Position: Centre Mid
Personal Description: I'm from Kuilsrivier in Cape Town. I live with my mother, 2 brothers, 1 sister and my step-dad. I also have a little boy called Sesona who is 4 years old. I like reading and watching cricket.
Favourite Player: Xavi
When did you join the academy?: 2010
What do you want to do in the future?: To further my studies in theology and sports management, which could help me to do sports ministry in the community.
What have you learnt in the Academy so far?:
- About life skills, about leadership and Jesus Christ.
- About not being selfish, and putting others first
- Being slow to speak and quick to listen
- Patience and perseverance
Thulani arrived at the Drakenstein Hope Academy in March 2010 after being transferred from Pollsmoor prison when he was spotted at the Hope Academy trial there. The way he got to Drakenstein is a story in itself however. Supposedly some of the guards where Thulani was being held at Pollsmoor made up a story about him to AIS that he was heavily involved in gangsterism and was a poorly behaved inmate so that he wouldn't be accepted into the academy. According to Thulani this was done because the guards wanted to keep him in the band in his section, but he kept on pushing the DCS at the prison to get him into the academy and in the end he was the only one out of 4 guys from Pollsmoor who made it into the academy that year.
When he first arrived, Thulani said his focus was completely on football but that he was encouraged by Coach Mark to focus on all aspects of the programme, which meant looking at the faith and future side of things as well. After this he started to work on getting better grades at his matric and he said it didn't take long before he accepted Christ into his life because he couldn't ignore how God had worked in his life to get him to Drakenstein. Thulani says that before he came to prison he had passed his matric and was playing football for Vasco Da Gama reserves but that he didn't have God in his life and he felt that he had no vision. After making a commitment in Drakenstein he now feels that he has found a new vision and a new life, and he can see God working through him already as he has gotten closer to his mother since being inside.

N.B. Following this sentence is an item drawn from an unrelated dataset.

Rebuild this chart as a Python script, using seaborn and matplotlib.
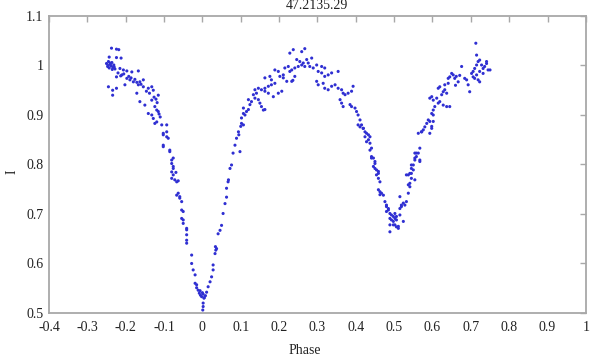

|Thulani with his little sister on Family Day in November last year|
Thulani's came to prison in 2008, and although he maintains that he is innocent, he says that he is glad that he came inside as it meant that he found God and became a better person through the programme, and also improved his level of education. He is due to see parole next year and he has a 4 year old son, Sesona, waiting for him outside. He says that he wants to obey God as he as shown him grace and mercy, and he feels confident that God has a plan for him when he gets outside.

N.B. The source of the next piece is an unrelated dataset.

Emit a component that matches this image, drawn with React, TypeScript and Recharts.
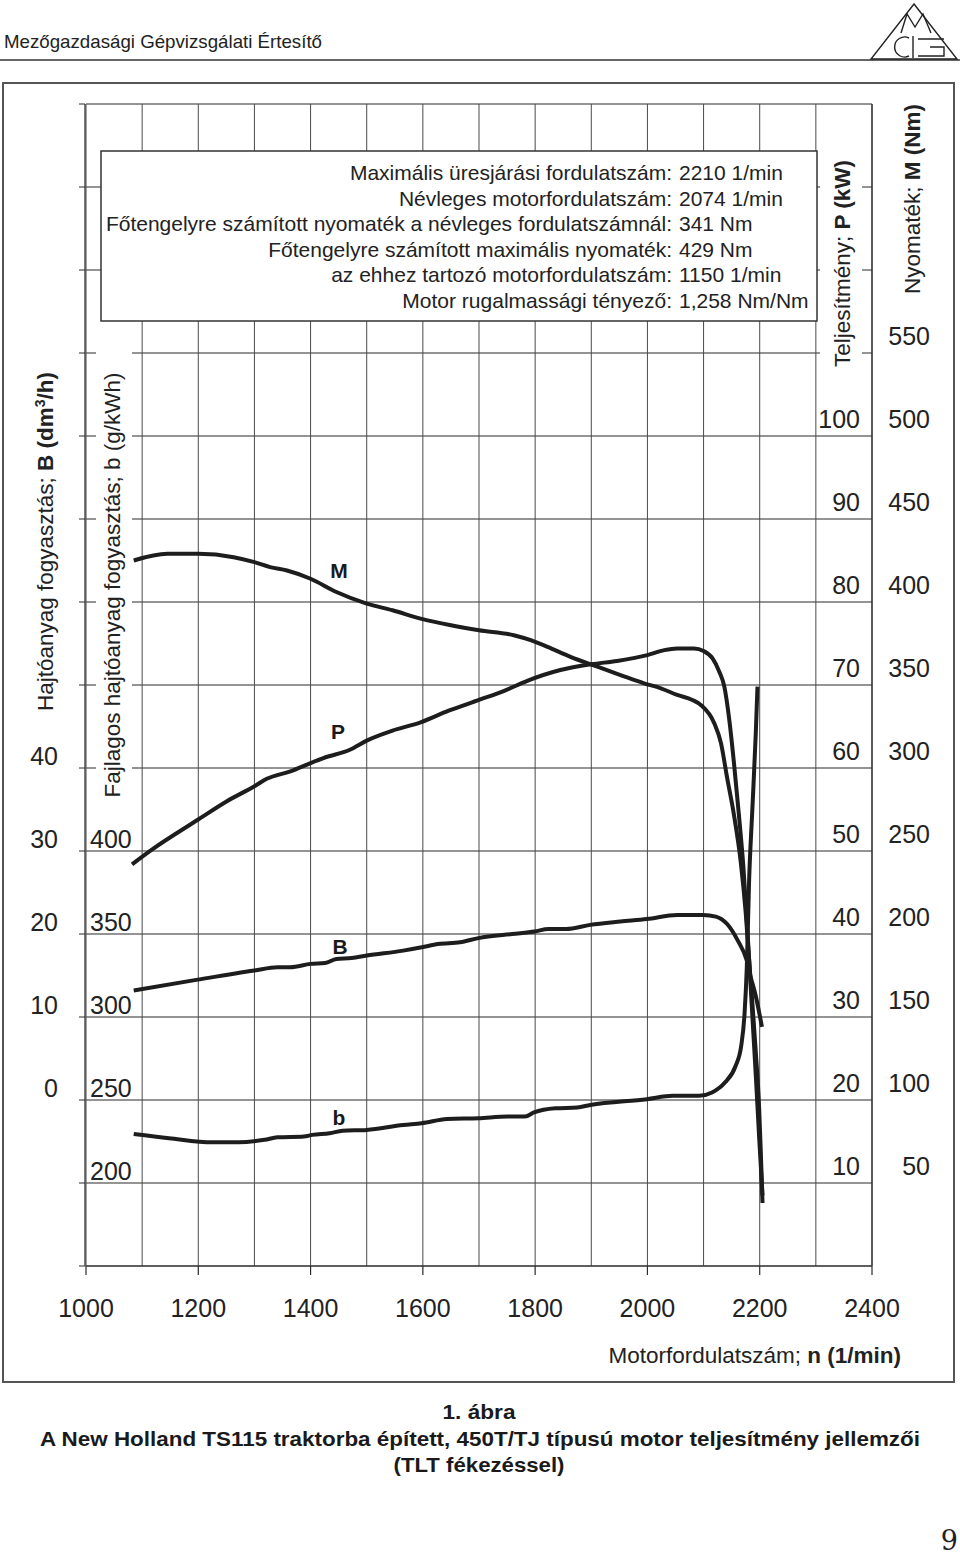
import { ComposedChart, Line, XAxis, YAxis, CartesianGrid } from "recharts";

const FONT = '"Liberation Sans", Arial, Helvetica, sans-serif';
const INK = "#1d1d1d";
const GRID = "#2a2a2a";

const W = 960;
const H = 1555;
const PLOT_LEFT = 86;
const PLOT_RIGHT = 872;
const PLOT_TOP = 104;
const PLOT_BOTTOM = 1266;
// the axes need a size above zero, otherwise recharts skips them
const AXIS_W = 1;

// M - nyomaték (Nm)
const torqueRpm = [1085, 1145, 1200, 1263, 1300, 1328, 1358, 1400, 1446, 1500, 1546, 1596, 1650, 1700, 1762, 1792, 1822, 1863, 1911, 1952, 1994, 2024, 2053, 2080, 2095, 2119, 2131, 2142, 2154, 2166, 2175, 2181, 2187, 2193, 2199, 2202, 2205];
const torqueNm = [425, 429, 429, 427, 424, 421, 419, 414, 406, 399, 395, 390, 386, 383, 380, 377, 373, 367, 361, 356, 351, 348, 344, 341, 338, 327, 315, 294, 272, 244, 213, 185, 158, 129, 95, 68, 38];

// P - teljesítmény (kW)
const powerRpm = [1082, 1118, 1200, 1251, 1300, 1322, 1364, 1400, 1423, 1470, 1500, 1546, 1596, 1646, 1700, 1745, 1786, 1845, 1900, 1946, 2000, 2030, 2053, 2083, 2100, 2116, 2128, 2137, 2146, 2154, 2163, 2171, 2177, 2181, 2187, 2193, 2199, 2205];
const powerKw = [48.4, 50.2, 53.8, 56.0, 57.8, 58.7, 59.6, 60.6, 61.2, 62.2, 63.3, 64.5, 65.5, 66.9, 68.2, 69.3, 70.5, 71.8, 72.5, 72.9, 73.6, 74.2, 74.4, 74.4, 74.1, 73.2, 71.6, 69.8, 65.7, 60.7, 54.3, 48.0, 41.6, 37.1, 30, 23, 15.5, 8.5];

// B - hajtóanyag fogyasztás (dm3/h)
const fuelRpm = [1085, 1199, 1300, 1341, 1364, 1400, 1426, 1446, 1473, 1500, 1565, 1598, 1627, 1666, 1699, 1759, 1799, 1824, 1855, 1898, 1952, 1999, 2053, 2099, 2122, 2142, 2161, 2177, 2184, 2192, 2204];
const fuelDm3 = [13.2, 14.5, 15.6, 16.0, 16.0, 16.4, 16.5, 17.0, 17.1, 17.4, 18.0, 18.4, 18.8, 19.0, 19.5, 20.0, 20.3, 20.6, 20.6, 21.1, 21.5, 21.8, 22.3, 22.3, 22.1, 21.2, 19.2, 16.8, 14.8, 12.8, 8.8];

// b - fajlagos fogyasztás (g/kWh)
const sfcRpm = [1085, 1148, 1225, 1272, 1318, 1341, 1388, 1403, 1434, 1457, 1500, 1565, 1598, 1643, 1699, 1751, 1782, 1798, 1836, 1875, 1898, 1999, 2045, 2092, 2115, 2138, 2157, 2167, 2173, 2177, 2181, 2187, 2193, 2196];
const sfcG = [229.5, 227, 224.5, 224.5, 226, 227.5, 228, 229, 230, 231.5, 232, 235, 236, 238.5, 239, 240, 240, 242.5, 245, 245.5, 247, 250.5, 252.5, 252.5, 254.5, 260.5, 270.5, 282.5, 302, 330, 381, 426, 471, 499];

const rpmTicks = [1000, 1100, 1200, 1300, 1400, 1500, 1600, 1700, 1800, 1900, 2000, 2100, 2200, 2300, 2400];
const powerTicks = [0, 10, 20, 30, 40, 50, 60, 70, 80, 90, 100, 110, 120, 130, 140];
const torqueTicks = [0, 50, 100, 150, 200, 250, 300, 350, 400, 450, 500, 550, 600, 650, 700];
const fuelTicks = [-20, -10, 0, 10, 20, 30, 40, 50, 60, 70, 80, 90, 100, 110, 120];
const sfcTicks = [150, 200, 250, 300, 350, 400, 450, 500, 550, 600, 650, 700, 750, 800, 850];

const infoLabels = [
  "Maximális üresjárási fordulatszám:",
  "Névleges motorfordulatszám:",
  "Főtengelyre számított nyomaték a névleges fordulatszámnál:",
  "Főtengelyre számított maximális nyomaték:",
  "az ehhez tartozó motorfordulatszám:",
  "Motor rugalmassági tényező:",
];
const infoValues = ["2210 1/min", "2074 1/min", "341 Nm", "429 Nm", "1150 1/min", "1,258 Nm/Nm"];

const toRows = (xs: number[], ys: number[]) => xs.map((n, i) => ({ n, v: ys[i] }));

const torqueData = toRows(torqueRpm, torqueNm);
const powerData = toRows(powerRpm, powerKw);
const fuelData = toRows(fuelRpm, fuelDm3);
const sfcData = toRows(sfcRpm, sfcG);

const tickText = { fontFamily: FONT, fontSize: 25, fill: "#222" };

const RpmTick = (props: any) => {
  const { x, payload } = props;
  if (payload.value % 200 !== 0) return <g />;
  return (
    <g>
      <line x1={x} x2={x} y1={PLOT_BOTTOM} y2={PLOT_BOTTOM + 9} stroke={GRID} strokeWidth={1.2} />
      <text x={x} y={PLOT_BOTTOM + 51} textAnchor="middle" {...tickText}>
        {payload.value}
      </text>
    </g>
  );
};

const PowerTick = (props: any) => {
  const { y, payload } = props;
  const v = payload.value;
  if (v < 10 || v > 100) return <g />;
  return (
    <text x={PLOT_RIGHT - 12} y={y - 8} textAnchor="end" {...tickText}>
      {v}
    </text>
  );
};

const TorqueTick = (props: any) => {
  const { y, payload } = props;
  const v = payload.value;
  if (v < 50 || v > 550) return <g />;
  return (
    <text x={930} y={y - 8} textAnchor="end" {...tickText}>
      {v}
    </text>
  );
};

const FuelTick = (props: any) => {
  const { y, payload } = props;
  const v = payload.value;
  if (v < 0 || v > 40) return <g />;
  return (
    <text x={58} y={y - 3.5} textAnchor="end" {...tickText}>
      {v}
    </text>
  );
};

const SfcTick = (props: any) => {
  const { y, payload } = props;
  const v = payload.value;
  if (v < 200 || v > 400) return <g />;
  return (
    <text x={90} y={y - 3} textAnchor="start" {...tickText}>
      {v}
    </text>
  );
};

const titleStyle = { fontFamily: FONT, fontSize: 22.5, fill: "#222" };

const Overlay = () => (
  <svg
    width={W}
    height={H}
    style={{ position: "absolute", left: 0, top: 0, pointerEvents: "none" }}
  >
    {/* fejléc */}
    <text x={4} y={48} fontFamily={FONT} fontSize={18.5} fill="#222" textLength={318} lengthAdjust="spacingAndGlyphs">
      Mezőgazdasági Gépvizsgálati Értesítő
    </text>
    <line x1={0} x2={W} y1={60} y2={60} stroke="#333" strokeWidth={1.5} />
    <g stroke="#222" strokeWidth={1.4} fill="none">
      <polygon points="914,4 871,59 957,59" />
      <polyline points="901,33 907,14 915,27 923,14 931,33" />
      <path d="M 909 38 A 10 10 0 1 0 909 56" />
      <line x1={913} x2={913} y1={36} y2={58} />
      <path d="M 944 39 L 918 39 M 918 56 L 944 56 L 944 47 L 930 47" />
    </g>

    <rect x={3} y={83} width={951} height={1299} fill="none" stroke="#555" strokeWidth={2} />

    {/* adatdoboz */}
    <rect x={101} y={151} width={716} height={170} fill="#fff" stroke="#333" strokeWidth={1.5} />
    {infoLabels.map((t, i) => (
      <text key={"l" + i} x={672} y={180 + i * 25.5} textAnchor="end" fontFamily={FONT} fontSize={21} fill="#222">
        {t}
      </text>
    ))}
    {infoValues.map((t, i) => (
      <text key={"v" + i} x={679} y={180 + i * 25.5} fontFamily={FONT} fontSize={21} fill="#222">
        {t}
      </text>
    ))}

    {/* tengelyfeliratok */}
    <text transform="translate(53,541.5) rotate(-90)" textAnchor="middle" {...titleStyle}>
      Hajtóanyag fogyasztás; <tspan fontWeight="bold">B (dm</tspan>
      <tspan fontWeight="bold" fontSize={14} dy={-8}>3</tspan>
      <tspan fontWeight="bold" dy={8}>/h)</tspan>
    </text>
    <rect x={96} y={348} width={36} height={458} fill="#fff" />
    <text transform="translate(120,585) rotate(-90)" textAnchor="middle" {...titleStyle}>
      Fajlagos hajtóanyag fogyasztás; b (g/kWh)
    </text>
    <rect x={820} y={145} width={42} height={227} fill="#fff" />
    <text transform="translate(850,263.5) rotate(-90)" textAnchor="middle" {...titleStyle}>
      Teljesítmény; <tspan fontWeight="bold">P (kW)</tspan>
    </text>
    <text transform="translate(920,199) rotate(-90)" textAnchor="middle" {...titleStyle}>
      Nyomaték; <tspan fontWeight="bold">M (Nm)</tspan>
    </text>
    <text x={901} y={1363} textAnchor="end" {...titleStyle}>
      Motorfordulatszám; <tspan fontWeight="bold">n (1/min)</tspan>
    </text>

    {/* görbék jelölése */}
    <g fontFamily={FONT} fontSize={21} fontWeight="bold" fill="#1a1a1a" textAnchor="middle">
      <text x={339} y={577.5}>M</text>
      <text x={338} y={738.5}>P</text>
      <text x={340} y={953.5}>B</text>
      <text x={339} y={1125}>b</text>
    </g>

    {/* ábraaláírás */}
    <g fontFamily={FONT} fontWeight="bold" fontSize={21} fill="#1a1a1a" textAnchor="middle">
      <text x={479} y={1419} textLength={73} lengthAdjust="spacingAndGlyphs">1. ábra</text>
      <text x={480} y={1446} textLength={880} lengthAdjust="spacingAndGlyphs">
        A New Holland TS115 traktorba épített, 450T/TJ típusú motor teljesítmény jellemzői
      </text>
      <text x={479} y={1472} textLength={171} lengthAdjust="spacingAndGlyphs">(TLT fékezéssel)</text>
    </g>
    <text x={958} y={1550} textAnchor="end" fontFamily='"DejaVu Serif", "Liberation Serif", serif' fontSize={27} fill="#222">
      9
    </text>
  </svg>
);

export default function App() {
  return (
    <div style={{ position: "absolute", left: 0, top: 0, width: W, height: H, background: "#fff" }}>
      <ComposedChart
        width={W}
        height={H}
        margin={{
          top: PLOT_TOP,
          left: PLOT_LEFT - 3 * AXIS_W,
          right: W - PLOT_RIGHT - AXIS_W,
          bottom: H - PLOT_BOTTOM - AXIS_W,
        }}
      >
        <CartesianGrid xAxisId="n" yAxisId="P" horizontal={true} vertical={false} stroke={GRID} strokeWidth={1.1} />
        <CartesianGrid xAxisId="n" yAxisId="P" horizontal={false} vertical={true} stroke="#4a4a4a" strokeWidth={1} />
        <XAxis
          xAxisId="n"
          dataKey="n"
          type="number"
          domain={[1000, 2400]}
          ticks={rpmTicks}
          interval={0}
          allowDataOverflow
          height={AXIS_W}
          tickSize={0}
          tickMargin={0}
          tickLine={false}
          axisLine={{ stroke: GRID, strokeWidth: 1.2 }}
          tick={(p: any) => <RpmTick {...p} />}
        />
        <YAxis
          yAxisId="P"
          orientation="left"
          type="number"
          domain={[0, 140]}
          ticks={powerTicks}
          interval={0}
          allowDataOverflow
          width={AXIS_W}
          tickSize={6}
          tickLine={{ stroke: GRID }}
          axisLine={{ stroke: GRID, strokeWidth: 1.2 }}
          tick={(p: any) => <PowerTick {...p} />}
        />
        <YAxis
          yAxisId="M"
          orientation="right"
          type="number"
          domain={[0, 700]}
          ticks={torqueTicks}
          interval={0}
          allowDataOverflow
          width={AXIS_W}
          tickLine={false}
          axisLine={{ stroke: GRID, strokeWidth: 1.2 }}
          tick={(p: any) => <TorqueTick {...p} />}
        />
        <YAxis
          yAxisId="B"
          orientation="left"
          type="number"
          domain={[-20, 120]}
          ticks={fuelTicks}
          interval={0}
          allowDataOverflow
          width={AXIS_W}
          tickLine={false}
          axisLine={false}
          tick={(p: any) => <FuelTick {...p} />}
        />
        <YAxis
          yAxisId="b"
          orientation="left"
          type="number"
          domain={[150, 850]}
          ticks={sfcTicks}
          interval={0}
          allowDataOverflow
          width={AXIS_W}
          tickLine={false}
          axisLine={false}
          tick={(p: any) => <SfcTick {...p} />}
        />
        <Line data={torqueData} dataKey="v" xAxisId="n" yAxisId="M" type="monotone" stroke={INK} strokeWidth={4} dot={false} isAnimationActive={false} />
        <Line data={powerData} dataKey="v" xAxisId="n" yAxisId="P" type="monotone" stroke={INK} strokeWidth={4} dot={false} isAnimationActive={false} />
        <Line data={fuelData} dataKey="v" xAxisId="n" yAxisId="B" type="monotone" stroke={INK} strokeWidth={4} dot={false} isAnimationActive={false} />
        <Line data={sfcData} dataKey="v" xAxisId="n" yAxisId="b" type="monotone" stroke={INK} strokeWidth={4} dot={false} isAnimationActive={false} />
      </ComposedChart>
      <Overlay />
    </div>
  );
}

|Thulani (captain) and Sinethemba (coach) discussing tactics in the room|
Thulani has only been in the academy for just over a year, but has already shown himself to be one of the leaders in the cell, so much so that after Zola was released last month we gave Thulani the armband. Being the captain of the side doesn't just mean leading the team on match day, but its also about leading the whole cell in day to day activities, so it is a responsibility not given out lightly. Thulani had been vice-captain since the start of the year, shadowing Zola and assisiting him in organising the room, and in that time he proved to us that he was the right candidate to lead the boys after Zola left. He shows great wisdom in the way he acts and is also full of passion on and off the field, so I'm sure he will bring his own flavour to the leadership role left by Z. Since he has become captain, Thulani has introduced a daily morning meeting called 'Thought for the Day', where anyone can share a word of encouragement from something they've heard, or read or watched, which we thought was a great idea. Recently we have had a few issues on unity in the room which has been a challenge, but one of the good things that has come out of recent team meetings is that no-one has a problem with Thulani and that he is very approachable and easy to talk to, which is another sign of a great leader.

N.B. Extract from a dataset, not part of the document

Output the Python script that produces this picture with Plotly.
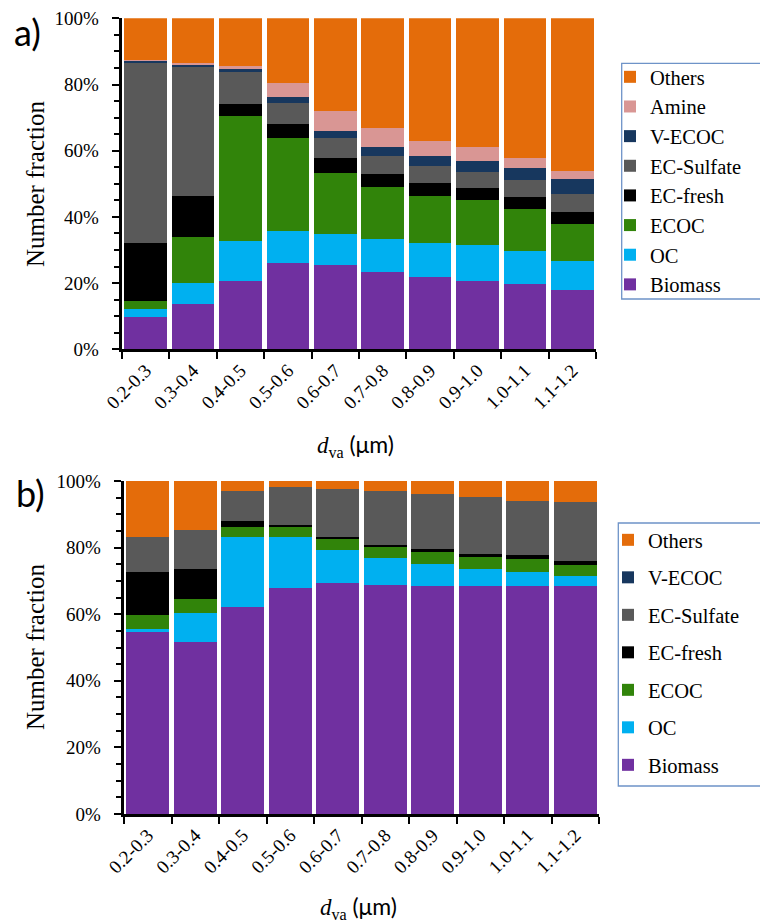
import plotly.graph_objects as go

categories = ["0.2-0.3", "0.3-0.4", "0.4-0.5", "0.5-0.6", "0.6-0.7",
              "0.7-0.8", "0.8-0.9", "0.9-1.0", "1.0-1.1", "1.1-1.2"]

# Panel a (number fraction, %)
a_biomass   = [9.9, 13.6, 20.7, 26.1, 25.6, 23.3, 21.9, 20.6, 19.7, 17.8]
a_oc        = [2.2, 6.3, 12.0, 9.7, 9.2, 10.0, 10.2, 10.8, 10.0, 8.9]
a_ecoc      = [2.5, 14.0, 37.8, 28.0, 18.5, 15.7, 14.2, 13.6, 12.8, 11.3]
a_ecfresh   = [17.6, 12.4, 3.5, 4.3, 4.6, 4.1, 4.0, 3.8, 3.4, 3.6]
a_ecsulfate = [54.5, 38.9, 9.8, 6.2, 5.8, 5.4, 5.0, 4.9, 5.2, 5.2]
a_vecoc     = [0.4, 0.7, 0.9, 1.9, 2.3, 2.6, 3.1, 3.3, 3.8, 4.7]
a_amine     = [0.3, 0.6, 0.8, 4.2, 5.9, 5.8, 4.5, 4.0, 2.9, 2.5]
a_others    = [12.6, 13.5, 14.5, 19.6, 28.1, 33.1, 37.1, 39.0, 42.2, 46.0]

# Panel b (number fraction, %)
b_biomass   = [54.8, 51.6, 62.3, 68.0, 69.4, 68.9, 68.6, 68.6, 68.6, 68.4]
b_oc        = [0.8, 8.9, 20.8, 15.1, 9.8, 7.9, 6.4, 4.9, 4.2, 3.2]
b_ecoc      = [4.3, 4.1, 3.2, 3.2, 3.4, 3.4, 3.7, 3.6, 3.7, 3.1]
b_ecfresh   = [12.7, 9.1, 1.7, 0.5, 0.5, 0.7, 0.9, 1.1, 1.2, 1.4]
b_ecsulfate = [10.7, 11.7, 9.1, 11.3, 14.6, 16.1, 16.4, 17.0, 16.4, 17.7]
b_vecoc     = [0.0, 0.0, 0.0, 0.0, 0.0, 0.0, 0.0, 0.0, 0.0, 0.0]
b_others    = [16.7, 14.6, 2.9, 1.9, 2.3, 3.0, 4.0, 4.8, 5.9, 6.2]

y_tickvals = [0, 20, 40, 60, 80, 100]
y_ticktext = ["0%", "20%", "40%", "60%", "80%", "100%"]

colors = {
    "Biomass": "#7030A0",
    "OC": "#00B0F0",
    "ECOC": "#31840A",
    "EC-fresh": "#000000",
    "EC-Sulfate": "#595959",
    "V-ECOC": "#17375E",
    "Amine": "#D99694",
    "Others": "#E46C0A",
}

series_a = [("Biomass", a_biomass), ("OC", a_oc), ("ECOC", a_ecoc),
            ("EC-fresh", a_ecfresh), ("EC-Sulfate", a_ecsulfate),
            ("V-ECOC", a_vecoc), ("Amine", a_amine), ("Others", a_others)]
series_b = [("Biomass", b_biomass), ("OC", b_oc), ("ECOC", b_ecoc),
            ("EC-fresh", b_ecfresh), ("EC-Sulfate", b_ecsulfate),
            ("V-ECOC", b_vecoc), ("Others", b_others)]

W, H = 760, 924
SERIF = "Times New Roman, Liberation Serif, DejaVu Serif, serif"
SANS = "Lato"

fig = go.Figure()
n_a = len(series_a)
for i, (name, vals) in enumerate(series_a):
    fig.add_trace(go.Bar(x=categories, y=vals, name=name, marker_color=colors[name],
                         marker_line_width=0, xaxis="x", yaxis="y", legend="legend",
                         legendrank=100 + (n_a - i)))
n_b = len(series_b)
for i, (name, vals) in enumerate(series_b):
    fig.add_trace(go.Bar(x=categories, y=vals, name=name, marker_color=colors[name],
                         marker_line_width=0, xaxis="x2", yaxis="y2", legend="legend2",
                         legendgroup="b_" + name, legendrank=200 + (n_b - i)))

def px_x(p):
    return p / W

def px_y(p):
    return 1 - p / H

# padded labels push the y tick text a little further from the axis
y_ticktext_padded = [t + "\u00a0\u00a0" for t in y_ticktext]

xaxis_common = dict(type="category", showline=True, linecolor="black", linewidth=2.5,
                    ticks="outside", tickson="boundaries", ticklen=7, tickwidth=2,
                    tickcolor="black", tickangle=-45, automargin=False,
                    tickfont=dict(family=SERIF, size=19, color="black"),
                    showgrid=False, zeroline=False)
yaxis_common = dict(range=[0, 100], tickmode="array", tickvals=y_tickvals,
                    ticktext=y_ticktext_padded, automargin=False,
                    showline=True, linecolor="black", linewidth=2.5,
                    ticks="outside", ticklen=7, tickwidth=2, tickcolor="black",
                    tickfont=dict(family=SERIF, size=19, color="black"),
                    minor=dict(tickmode="linear", tick0=0, dtick=5, ticks="outside",
                               ticklen=5, tickwidth=2, tickcolor="black", showgrid=False),
                    showgrid=False, zeroline=False)

legend_common = dict(font=dict(family=SERIF, size=20.5, color="black"),
                     borderwidth=0, bgcolor="rgba(0,0,0,0)",
                     xanchor="left", yanchor="top")

fig.update_layout(
    width=W, height=H, margin=dict(l=0, r=0, t=0, b=0, autoexpand=False),
    paper_bgcolor="white", plot_bgcolor="white",
    font=dict(family=SERIF, color="black", size=19),
    barmode="stack", bargap=0.1,
    xaxis=dict(domain=[px_x(122), px_x(596)], anchor="y", **xaxis_common),
    yaxis=dict(domain=[px_y(349.3), px_y(18.3)], anchor="x", **yaxis_common),
    xaxis2=dict(domain=[px_x(124), px_x(599)], anchor="y2", **xaxis_common),
    yaxis2=dict(domain=[px_y(814), px_y(481)], anchor="x2", **yaxis_common),
    legend=dict(x=px_x(610), y=px_y(57), traceorder="normal", **legend_common),
    legend2=dict(x=px_x(608), y=px_y(520), traceorder="grouped", tracegroupgap=7.85,
                 **legend_common),
    showlegend=True,
)

# legend frames (the legends themselves are drawn without border)
fig.add_shape(type="rect", xref="paper", yref="paper",
              x0=px_x(621.7), x1=px_x(800), y0=px_y(299), y1=px_y(63.3),
              line=dict(color="#6E93C8", width=1.3), fillcolor="rgba(0,0,0,0)", layer="below")
fig.add_shape(type="rect", xref="paper", yref="paper",
              x0=px_x(618.3), x1=px_x(800), y0=px_y(786), y1=px_y(523),
              line=dict(color="#6E93C8", width=1.3), fillcolor="rgba(0,0,0,0)", layer="below")

xtitle = ('<i>d</i><sub>va</sub> '
          '<span style="font-family:Lato;">(μm)</span>')
annotations = [
    dict(text="a)", x=px_x(27), y=px_y(32), font=dict(family=SANS, size=36, color="black")),
    dict(text="b)", x=px_x(30), y=px_y(493), font=dict(family=SANS, size=36, color="black")),
    dict(text="Number fraction", x=px_x(35), y=px_y(184), textangle=-90,
         font=dict(family=SERIF, size=25, color="black")),
    dict(text="Number fraction", x=px_x(35), y=px_y(647), textangle=-90,
         font=dict(family=SERIF, size=25, color="black")),
    dict(text=xtitle, x=px_x(355), y=px_y(446),
         font=dict(family=SERIF, size=23, color="black")),
    dict(text=xtitle, x=px_x(358), y=px_y(907),
         font=dict(family=SERIF, size=23, color="black")),
]
for a in annotations:
    a.update(xref="paper", yref="paper", showarrow=False, xanchor="center", yanchor="middle")
fig.update_layout(annotations=annotations)

fig.write_html("out.html")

|Thulani and Zola at Family Day last year|
Thules also leads by example on the football pitch and in his attitude during training. He is one of the fittest guys on the team which shows his discipline and commitment during fitness sessions, and when he is playing he doesn't stop running until the final whistle. I noticed the other day that every time we leave the prison Thulani always seems to be the most tired, which shows that he puts it in every time we go out. His workrate is so noticable that Coach Bull has given him the nickname 'The Boiler Room', which seems to have caught on. Currently we're playing him in a defensive midfield position, which is where he is most comfortable, and he's doing a great job mopping up the loose balls in midfield and calmly playing the ball out from the centre. He needs to work a bit on releasing the ball quicker, but technically he is very sound. In front of goal he's not the most prolific of players, but when he does score it always seems to be with his head, which obviosuly has become the focus of much banter so that if he misses we'll be like 'you should've gone with your head mate'. That's the other good thing about Thulani is that he doesn't take himself too seriously, and he's always up for a laugh. The other week I was teaching him how to do an English accent and later in the day he comes up to me and goes 'alright mate' in the most ridiculous accent...honestly one of the funniest moments this year.
Anyway, we've all got high hopes for Thulani at Ambassadors, and at the moment he is certainly going about things in the right way.